9f9cadda96eb628107b6d3333ff93eb8 650x330 - SOTI mines mobile sweet spot

SOTI mines mobile sweet spot

Canadian tech outfit SOTI may not be a household name like your Apple or Microsoft but the Ontario-based company has been kicking goals for some time when it comes to the enterprise mobility management space.

SOTI’s journey originally started as consumer product in founder Carl Rodrigues’s basement. However four year into the journey, the focus shifted to the enterprise and securing critical mobile assets inside a company.

It’s a pivot that has proved to be fruitful and it all happened before the iPhone and Android devices ushered in the era of widespread mobility.

Mr Rodrigues said he had inkling that the humble personal digital assistant (PDA) had got the ball rolling on something more profound.

“PDAs didn’t have wireless connectivity but I could see the feature phone and the PDA were going to merge,” he told The Australian.

“Apple didn’t invent the touchscreen, PDAs already had that, I could smell something was going on and I wanted to be part of it.”

BlackBerry, another Canadian technology giant, was at the forefront of the smartphone revolution but it was Apple that cracked the code.

According to Mr Rodrigues, the key to Apple’s success was its unadulterated focus on mobile.

“The hardware was there but people were trying to do desktop things on the phone, so the experience wasn’t there,” he said.

For Mr Rodrigues, enterprise mobility is a multifaceted environment that involves a lot more than just managing company laptops and smartphones. Communicating securely inside the work environment is important but there’s also the job of ensuring mission-critical services that rely on a mobile device run as smoothly as possible.

It’s an area that companies are willing to pay top dollar and SOTI has made a healthy habit of being in the frame that sort of work is up for grabs.

“Bring Your Own Device (BYOD) doesn’t run the business, it’s just one part of it, however, if you are a courier then the device you use for sign-in is your bread and butter,” Mr Rodrigues told The Australian.

“That’s mission-critical mobility and that’s where we play.”

The latest addition in company’s arsenal is the SOTI ONE platform, which is a suite of solutions specifically designed to cater to the need of the mobile workforce.

“We are taking pieces not designed for the mobile world and making them relevant, there are mobile-first tolls but no real platform so many companies have to deal with a mishmash of solutions,” Mr Rodrigues said.

“When you integrate technologies in a way that they talk to each other the whole becomes so much more powerful than the separate pieces.”

With over 17,000 customers across the globe, the Internet of Things trend is likely to be a big plus for SOTI as it extends its platform to manage the explosion of sensors.
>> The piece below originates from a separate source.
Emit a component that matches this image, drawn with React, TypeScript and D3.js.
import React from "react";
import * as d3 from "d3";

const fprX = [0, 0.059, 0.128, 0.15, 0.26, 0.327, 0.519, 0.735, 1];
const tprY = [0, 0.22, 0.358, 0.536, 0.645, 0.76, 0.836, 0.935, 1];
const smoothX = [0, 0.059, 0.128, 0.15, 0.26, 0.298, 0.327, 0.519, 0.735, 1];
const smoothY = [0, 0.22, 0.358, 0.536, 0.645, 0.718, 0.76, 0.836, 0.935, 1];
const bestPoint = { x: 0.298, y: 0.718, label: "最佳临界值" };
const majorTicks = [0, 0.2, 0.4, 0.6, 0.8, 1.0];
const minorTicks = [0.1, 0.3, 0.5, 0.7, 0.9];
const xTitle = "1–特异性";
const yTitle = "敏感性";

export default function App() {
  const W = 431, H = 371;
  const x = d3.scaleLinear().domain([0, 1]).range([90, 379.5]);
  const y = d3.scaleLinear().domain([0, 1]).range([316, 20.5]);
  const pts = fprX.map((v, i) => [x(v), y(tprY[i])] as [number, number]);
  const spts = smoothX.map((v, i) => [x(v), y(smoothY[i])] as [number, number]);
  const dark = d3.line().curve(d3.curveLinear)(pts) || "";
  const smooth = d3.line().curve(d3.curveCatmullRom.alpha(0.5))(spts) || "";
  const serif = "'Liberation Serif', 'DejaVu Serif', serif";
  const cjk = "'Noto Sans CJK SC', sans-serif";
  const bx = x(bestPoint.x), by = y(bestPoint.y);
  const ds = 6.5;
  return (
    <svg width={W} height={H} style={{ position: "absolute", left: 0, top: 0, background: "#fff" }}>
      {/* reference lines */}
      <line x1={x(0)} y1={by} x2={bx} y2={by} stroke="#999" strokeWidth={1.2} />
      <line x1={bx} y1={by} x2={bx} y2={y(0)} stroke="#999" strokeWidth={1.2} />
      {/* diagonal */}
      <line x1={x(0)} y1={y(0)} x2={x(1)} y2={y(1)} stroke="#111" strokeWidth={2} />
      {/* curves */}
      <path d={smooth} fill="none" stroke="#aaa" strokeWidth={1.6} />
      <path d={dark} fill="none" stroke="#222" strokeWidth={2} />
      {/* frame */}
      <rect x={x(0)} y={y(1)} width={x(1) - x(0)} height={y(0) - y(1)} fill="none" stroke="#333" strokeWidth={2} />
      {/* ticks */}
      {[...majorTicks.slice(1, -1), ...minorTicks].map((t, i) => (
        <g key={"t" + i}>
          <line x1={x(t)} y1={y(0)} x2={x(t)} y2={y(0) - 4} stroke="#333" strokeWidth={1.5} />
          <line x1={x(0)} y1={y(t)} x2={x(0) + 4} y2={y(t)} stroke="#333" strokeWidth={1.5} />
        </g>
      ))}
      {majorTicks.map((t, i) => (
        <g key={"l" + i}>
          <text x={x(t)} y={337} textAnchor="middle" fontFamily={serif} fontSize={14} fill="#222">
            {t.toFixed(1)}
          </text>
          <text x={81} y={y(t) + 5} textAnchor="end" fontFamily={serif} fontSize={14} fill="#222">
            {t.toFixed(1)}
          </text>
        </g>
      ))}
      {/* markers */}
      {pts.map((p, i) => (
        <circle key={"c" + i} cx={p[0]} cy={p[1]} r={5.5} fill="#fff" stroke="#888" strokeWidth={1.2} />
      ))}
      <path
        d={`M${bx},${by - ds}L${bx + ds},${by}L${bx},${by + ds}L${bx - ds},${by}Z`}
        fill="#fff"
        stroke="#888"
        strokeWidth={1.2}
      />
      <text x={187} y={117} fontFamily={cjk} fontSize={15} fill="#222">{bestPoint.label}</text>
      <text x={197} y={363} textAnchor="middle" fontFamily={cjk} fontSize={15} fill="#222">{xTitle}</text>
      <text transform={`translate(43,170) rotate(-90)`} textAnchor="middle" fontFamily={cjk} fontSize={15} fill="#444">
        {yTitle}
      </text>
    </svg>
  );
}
However, Mr Rodrigues is circumspect about the hype around IoT, saying that while everyone is excited about the networks of the future there’s less focus on how the new technology will work with the old.

“One of the challenges that we see talking to our customers is that a lot of them have made investment in machines and equipment built before the IoT era and need solution that need to leverage the old bits with the new bits.”
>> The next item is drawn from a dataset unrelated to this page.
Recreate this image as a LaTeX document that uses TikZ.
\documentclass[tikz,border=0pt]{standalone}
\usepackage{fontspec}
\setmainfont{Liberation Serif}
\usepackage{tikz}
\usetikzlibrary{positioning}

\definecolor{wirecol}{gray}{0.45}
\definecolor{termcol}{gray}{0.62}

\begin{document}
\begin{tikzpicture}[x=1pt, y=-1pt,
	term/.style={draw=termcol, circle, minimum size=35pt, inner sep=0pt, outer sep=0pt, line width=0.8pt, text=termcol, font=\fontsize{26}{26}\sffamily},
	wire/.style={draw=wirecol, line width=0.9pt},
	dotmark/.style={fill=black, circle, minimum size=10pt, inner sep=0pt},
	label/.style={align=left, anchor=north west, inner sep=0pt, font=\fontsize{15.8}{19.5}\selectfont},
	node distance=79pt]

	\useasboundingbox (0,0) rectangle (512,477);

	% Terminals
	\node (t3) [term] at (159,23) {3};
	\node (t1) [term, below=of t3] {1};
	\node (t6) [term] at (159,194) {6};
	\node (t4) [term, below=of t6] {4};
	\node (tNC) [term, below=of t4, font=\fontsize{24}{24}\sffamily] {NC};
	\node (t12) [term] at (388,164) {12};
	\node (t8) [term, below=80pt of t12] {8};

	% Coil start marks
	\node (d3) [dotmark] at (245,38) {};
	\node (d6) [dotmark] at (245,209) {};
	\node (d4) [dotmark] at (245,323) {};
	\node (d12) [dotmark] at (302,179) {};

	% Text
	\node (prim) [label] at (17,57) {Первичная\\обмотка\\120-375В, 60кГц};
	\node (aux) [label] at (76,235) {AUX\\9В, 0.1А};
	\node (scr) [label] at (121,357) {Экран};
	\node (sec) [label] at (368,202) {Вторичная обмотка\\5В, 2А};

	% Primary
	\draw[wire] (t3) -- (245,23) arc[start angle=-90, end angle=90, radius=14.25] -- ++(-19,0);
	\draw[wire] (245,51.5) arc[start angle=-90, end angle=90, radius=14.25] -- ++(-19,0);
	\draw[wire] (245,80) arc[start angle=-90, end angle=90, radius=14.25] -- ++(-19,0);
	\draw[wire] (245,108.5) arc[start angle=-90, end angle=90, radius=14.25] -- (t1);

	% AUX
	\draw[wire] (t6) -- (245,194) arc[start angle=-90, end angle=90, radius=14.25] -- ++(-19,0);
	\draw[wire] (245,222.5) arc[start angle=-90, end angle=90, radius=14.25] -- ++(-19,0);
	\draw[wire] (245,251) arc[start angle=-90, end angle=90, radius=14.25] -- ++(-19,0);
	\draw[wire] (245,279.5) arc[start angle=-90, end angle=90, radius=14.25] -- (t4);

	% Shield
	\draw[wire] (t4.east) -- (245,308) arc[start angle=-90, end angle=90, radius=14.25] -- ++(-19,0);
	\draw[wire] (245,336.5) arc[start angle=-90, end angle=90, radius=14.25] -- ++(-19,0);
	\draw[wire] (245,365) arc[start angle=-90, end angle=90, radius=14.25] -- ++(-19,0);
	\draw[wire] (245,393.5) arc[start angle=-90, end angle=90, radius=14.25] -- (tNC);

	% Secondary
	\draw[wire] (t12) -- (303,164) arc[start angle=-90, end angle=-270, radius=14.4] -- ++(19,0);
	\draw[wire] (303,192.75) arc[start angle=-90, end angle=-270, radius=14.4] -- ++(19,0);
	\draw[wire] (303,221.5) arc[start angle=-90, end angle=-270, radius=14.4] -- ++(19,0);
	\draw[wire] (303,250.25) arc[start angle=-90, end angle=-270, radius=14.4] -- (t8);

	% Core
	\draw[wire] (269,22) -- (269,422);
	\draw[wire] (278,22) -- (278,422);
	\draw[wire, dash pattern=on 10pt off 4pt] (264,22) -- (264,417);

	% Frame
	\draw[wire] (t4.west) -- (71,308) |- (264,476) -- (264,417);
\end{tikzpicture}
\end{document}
“IoT is really powerful once it becomes mission-critical and the trend is much more than just how a Fitbit can talk to your phone,” he said.
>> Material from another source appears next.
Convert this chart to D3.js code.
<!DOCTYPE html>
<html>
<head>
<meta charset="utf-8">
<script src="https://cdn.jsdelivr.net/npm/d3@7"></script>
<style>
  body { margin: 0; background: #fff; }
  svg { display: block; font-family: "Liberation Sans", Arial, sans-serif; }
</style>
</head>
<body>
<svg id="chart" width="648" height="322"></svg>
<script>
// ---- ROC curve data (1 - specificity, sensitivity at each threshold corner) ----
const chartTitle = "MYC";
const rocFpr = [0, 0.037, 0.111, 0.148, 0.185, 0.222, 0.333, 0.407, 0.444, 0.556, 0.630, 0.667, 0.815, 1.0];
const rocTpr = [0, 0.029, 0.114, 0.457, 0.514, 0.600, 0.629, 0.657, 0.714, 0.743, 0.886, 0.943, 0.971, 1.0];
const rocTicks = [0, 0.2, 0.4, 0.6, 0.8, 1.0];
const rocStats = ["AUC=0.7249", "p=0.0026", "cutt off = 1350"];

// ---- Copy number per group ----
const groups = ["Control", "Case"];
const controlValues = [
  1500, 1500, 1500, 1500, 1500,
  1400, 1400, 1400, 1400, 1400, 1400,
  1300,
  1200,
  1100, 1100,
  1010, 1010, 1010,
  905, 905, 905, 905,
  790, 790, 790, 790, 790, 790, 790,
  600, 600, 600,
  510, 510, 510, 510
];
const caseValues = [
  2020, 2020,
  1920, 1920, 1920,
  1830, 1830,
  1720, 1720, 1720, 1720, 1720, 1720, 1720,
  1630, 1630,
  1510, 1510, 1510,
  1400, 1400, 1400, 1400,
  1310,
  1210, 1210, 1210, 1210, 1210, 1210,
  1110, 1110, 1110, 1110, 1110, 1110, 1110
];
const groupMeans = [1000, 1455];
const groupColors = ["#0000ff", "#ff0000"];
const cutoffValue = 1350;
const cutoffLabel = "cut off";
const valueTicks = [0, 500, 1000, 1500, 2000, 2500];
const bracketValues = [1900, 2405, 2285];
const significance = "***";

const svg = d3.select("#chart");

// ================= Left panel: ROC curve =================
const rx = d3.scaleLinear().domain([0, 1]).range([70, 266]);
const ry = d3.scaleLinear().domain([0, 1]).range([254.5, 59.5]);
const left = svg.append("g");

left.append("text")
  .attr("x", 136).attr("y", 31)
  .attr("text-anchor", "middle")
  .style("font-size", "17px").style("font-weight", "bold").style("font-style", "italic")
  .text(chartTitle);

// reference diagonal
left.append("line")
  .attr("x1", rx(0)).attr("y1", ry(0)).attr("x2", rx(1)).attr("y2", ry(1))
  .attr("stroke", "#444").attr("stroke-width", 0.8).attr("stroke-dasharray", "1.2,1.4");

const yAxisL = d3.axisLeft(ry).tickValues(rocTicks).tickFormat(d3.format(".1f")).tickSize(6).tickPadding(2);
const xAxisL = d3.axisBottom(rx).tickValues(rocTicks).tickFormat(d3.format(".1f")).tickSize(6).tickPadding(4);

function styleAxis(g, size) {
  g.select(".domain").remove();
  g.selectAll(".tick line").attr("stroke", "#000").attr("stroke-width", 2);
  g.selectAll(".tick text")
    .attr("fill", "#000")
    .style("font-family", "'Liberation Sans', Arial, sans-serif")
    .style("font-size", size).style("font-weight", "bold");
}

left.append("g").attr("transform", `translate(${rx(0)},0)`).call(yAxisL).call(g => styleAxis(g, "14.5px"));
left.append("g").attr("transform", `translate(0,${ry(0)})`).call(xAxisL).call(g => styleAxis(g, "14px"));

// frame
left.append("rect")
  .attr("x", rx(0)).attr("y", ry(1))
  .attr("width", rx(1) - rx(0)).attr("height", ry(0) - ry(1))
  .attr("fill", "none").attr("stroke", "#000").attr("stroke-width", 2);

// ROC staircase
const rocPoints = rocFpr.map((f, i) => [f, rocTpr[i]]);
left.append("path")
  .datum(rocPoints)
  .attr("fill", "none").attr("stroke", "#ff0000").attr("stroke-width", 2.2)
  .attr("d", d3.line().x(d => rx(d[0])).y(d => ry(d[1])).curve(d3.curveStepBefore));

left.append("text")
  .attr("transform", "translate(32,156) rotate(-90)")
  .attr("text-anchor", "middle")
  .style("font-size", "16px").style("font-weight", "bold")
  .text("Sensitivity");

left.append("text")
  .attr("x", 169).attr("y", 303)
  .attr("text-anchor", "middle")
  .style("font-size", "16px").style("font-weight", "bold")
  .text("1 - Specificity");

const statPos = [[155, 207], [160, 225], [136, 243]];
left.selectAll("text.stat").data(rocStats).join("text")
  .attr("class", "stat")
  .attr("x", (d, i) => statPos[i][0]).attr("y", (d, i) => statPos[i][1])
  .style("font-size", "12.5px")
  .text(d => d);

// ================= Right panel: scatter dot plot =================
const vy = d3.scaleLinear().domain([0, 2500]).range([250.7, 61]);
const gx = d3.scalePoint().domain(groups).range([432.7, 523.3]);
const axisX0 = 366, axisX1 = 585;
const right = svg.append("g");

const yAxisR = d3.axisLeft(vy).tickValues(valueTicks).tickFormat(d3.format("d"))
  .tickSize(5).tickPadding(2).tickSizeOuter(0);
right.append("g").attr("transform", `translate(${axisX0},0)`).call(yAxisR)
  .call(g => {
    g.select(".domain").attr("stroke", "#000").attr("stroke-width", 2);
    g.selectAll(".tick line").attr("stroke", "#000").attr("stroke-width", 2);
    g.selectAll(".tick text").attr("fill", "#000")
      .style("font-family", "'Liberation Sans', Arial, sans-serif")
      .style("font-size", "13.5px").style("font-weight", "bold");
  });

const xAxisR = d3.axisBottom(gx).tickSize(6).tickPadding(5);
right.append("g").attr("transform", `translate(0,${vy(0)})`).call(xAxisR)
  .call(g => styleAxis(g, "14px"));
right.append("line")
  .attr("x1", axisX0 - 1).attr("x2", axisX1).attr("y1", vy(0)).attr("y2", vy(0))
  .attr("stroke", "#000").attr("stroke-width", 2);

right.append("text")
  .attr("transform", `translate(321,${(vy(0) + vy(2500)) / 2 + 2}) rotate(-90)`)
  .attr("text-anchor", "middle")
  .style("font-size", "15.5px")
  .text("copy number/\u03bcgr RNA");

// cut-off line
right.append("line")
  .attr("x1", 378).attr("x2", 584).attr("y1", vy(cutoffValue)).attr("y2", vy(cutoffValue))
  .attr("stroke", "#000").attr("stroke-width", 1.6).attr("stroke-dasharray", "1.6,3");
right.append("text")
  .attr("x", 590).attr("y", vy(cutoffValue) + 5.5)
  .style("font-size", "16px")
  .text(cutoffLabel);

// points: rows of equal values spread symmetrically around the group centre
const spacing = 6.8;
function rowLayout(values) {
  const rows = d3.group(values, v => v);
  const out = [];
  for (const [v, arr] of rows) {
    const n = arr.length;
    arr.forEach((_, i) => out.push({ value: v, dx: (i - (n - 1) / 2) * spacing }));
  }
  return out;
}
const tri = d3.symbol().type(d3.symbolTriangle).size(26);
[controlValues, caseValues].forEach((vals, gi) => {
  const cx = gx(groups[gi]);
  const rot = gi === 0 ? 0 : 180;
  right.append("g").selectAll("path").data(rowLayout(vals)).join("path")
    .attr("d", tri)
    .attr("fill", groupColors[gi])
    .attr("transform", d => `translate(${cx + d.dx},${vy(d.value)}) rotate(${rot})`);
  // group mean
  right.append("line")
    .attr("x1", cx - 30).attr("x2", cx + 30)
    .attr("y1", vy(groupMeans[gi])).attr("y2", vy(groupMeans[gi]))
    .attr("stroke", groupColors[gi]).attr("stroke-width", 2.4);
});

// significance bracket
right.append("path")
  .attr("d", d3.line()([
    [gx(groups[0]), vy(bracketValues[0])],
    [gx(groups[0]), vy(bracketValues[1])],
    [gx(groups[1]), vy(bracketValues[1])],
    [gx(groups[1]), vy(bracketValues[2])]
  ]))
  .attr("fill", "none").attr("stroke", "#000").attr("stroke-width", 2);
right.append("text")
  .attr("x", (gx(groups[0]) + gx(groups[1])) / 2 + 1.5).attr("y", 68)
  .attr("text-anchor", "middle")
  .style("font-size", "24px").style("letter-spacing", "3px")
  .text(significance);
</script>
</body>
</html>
Mr Rodrigues is in Australia this week to host an industry panel on how technology can be better used in the local age-care sector and he said that while IoT and automation will shake up the economics of many sectors, the challenge will be to find a balance between capability, opportunity and value.

“As we automate more things we will also create new types of work, it’s part of the ongoing evolution that started a long time ago.”

SOTI is a beacon of sorts in the Canadian technology scene it was completely bootstrapped and is yet to take a single cent from venture capital outfits.

“Today there are no fewer than 400 or so VCs throwing money at us but I am just not interested,” Mr Rodrigues said.

“I really don’t believe in VCs, their thinking is fundamentally opposite to long-term philosophy that you need to build a company that will endure.”

“There’s too much marketing around VCs and entrepreneurs that want to build companies for the long haul need to be careful about quick fixes.”